I’m not alone in possessing that desire.

“As a micro-roaster, connecting directly with producers and pursuing direct trade can be difficult,” Eric Faust, owner of Duluth Coffee Company, told me. “What the Best of Huila and auction does is allows for small companies like mine to have the opportunity to make a direct connection and award a farmer a price for their coffee that shows our appreciation for their pursuit of quality. The structure of the competition allows us to work within our means.”

We in developed countries so often take for granted our situations, more specifically our food, and even more specifically our coffee. Most of us are at the end of the coffee process. Our cup is finite. It’s brewed, it’s enjoyed (ideally), and then, in a matter of minutes, it’s gone. That particular coffee’s life climaxes and bids farewell in our very drink.

What the Best of Huila and auction does is allows for small companies like mine to have the opportunity to make a direct connection and award a farmer a price for their coffee that shows our appreciation for their pursuit of quality.

Coffee companies I admire—Counter Culture and Blue Bottle, to name a couple—are tremendous at telling a story. Where was this coffee grown? Who picked it? What was its processing method? What does it look like on that farm? Furthermore, they provide media to bring that story to life, with pictures of the farmers and videos of the processing. Micro-roasters like us at Summit Coffee don’t have the wherewithal to travel from farm to farm, and so our storytelling of the coffee lifecycle often pales in comparison. But with events like Huila Best Cup, this doesn’t have to be the rule.

This, in essence, is what allowed me to come to the outdoor mall in Pitalito, in the rain. I’ve spent a week cupping and cupping, then cupping some more, to help select the best twelve crops in all of Huila. And now, these farmers and their families, and their friends and their families, surround us as we prepare to bid for the privilege to give their coffee a worthy end. Blessed are we to be the recipient of this labor, to be lucky enough to be at the end of the coffee lifecycle. A life that has spanned months and months, from hand to hand to hand to hand, from truck to boat to freight. To us. To our cup.

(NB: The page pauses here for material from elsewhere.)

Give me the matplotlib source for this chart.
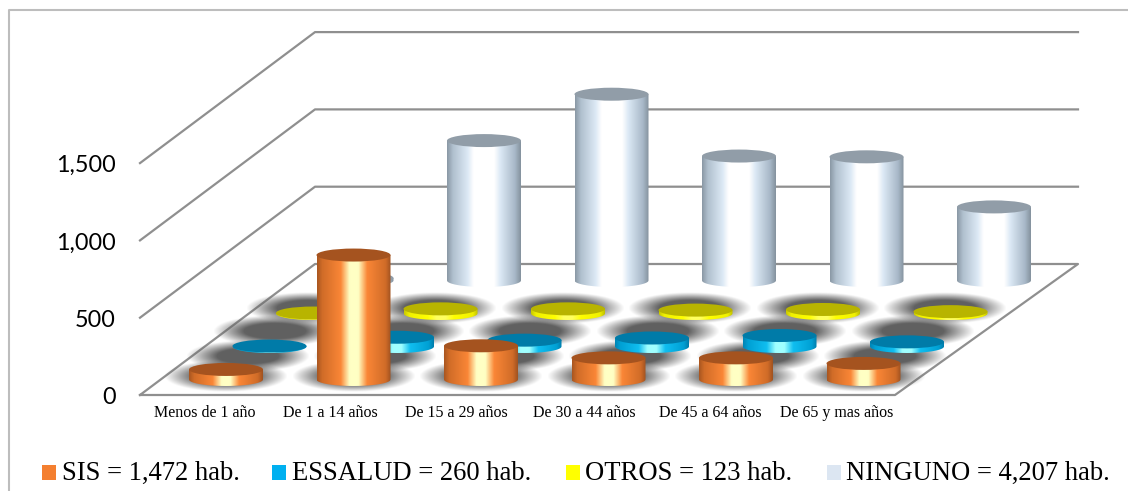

“The live auction was the most exciting thing I’ve seen in my coffee career,” said Clancy Rose, co-founder of Austin’s Wild Gift Coffee. “It was humbling to to be a part of something that has that much impact on producers and the community as a whole.”

Huila Best Cup gives me, and many buyers and roasters like me, a rare opportunity for reverence. I paid a premium for Jairo Quinones’ coffee from Nueve Zelandia, not just because it cupped at an eighty-nine. I paid that premium to Jairo because of a relationship. It’s an eleven-bag lot of coffee. But it’s also a true, eye-to-eye, direct trade relationship for Summit Coffee. Counter Culture and Blue Bottle loyaltsts look forward to Aida Batlle’s next harvest of Finca Kilimanjaro, and I want our customers to be excited, in 2017, when Jairo’s next crop hits our shelves.

And beyond Jairo, this opens our eyes to what it means to purchase coffee at origin. The thrill of catching the C-market on a down day is one thing. Buying a crop from a farm you’ve visited and from a farmer you’ve met is quite another.

As a retailer, I’ve always understood coffee as a relationship business—barista to customer. The goal now is to extend the relationship from farmer to customer, valuing that more than a price differential.

This is what brings me to an outdoor mall in Pitalito, Colombia, sitting in the rain.

Brian Helfrich is the co-owner of Summit Coffee Company in Davidson, North Carolina.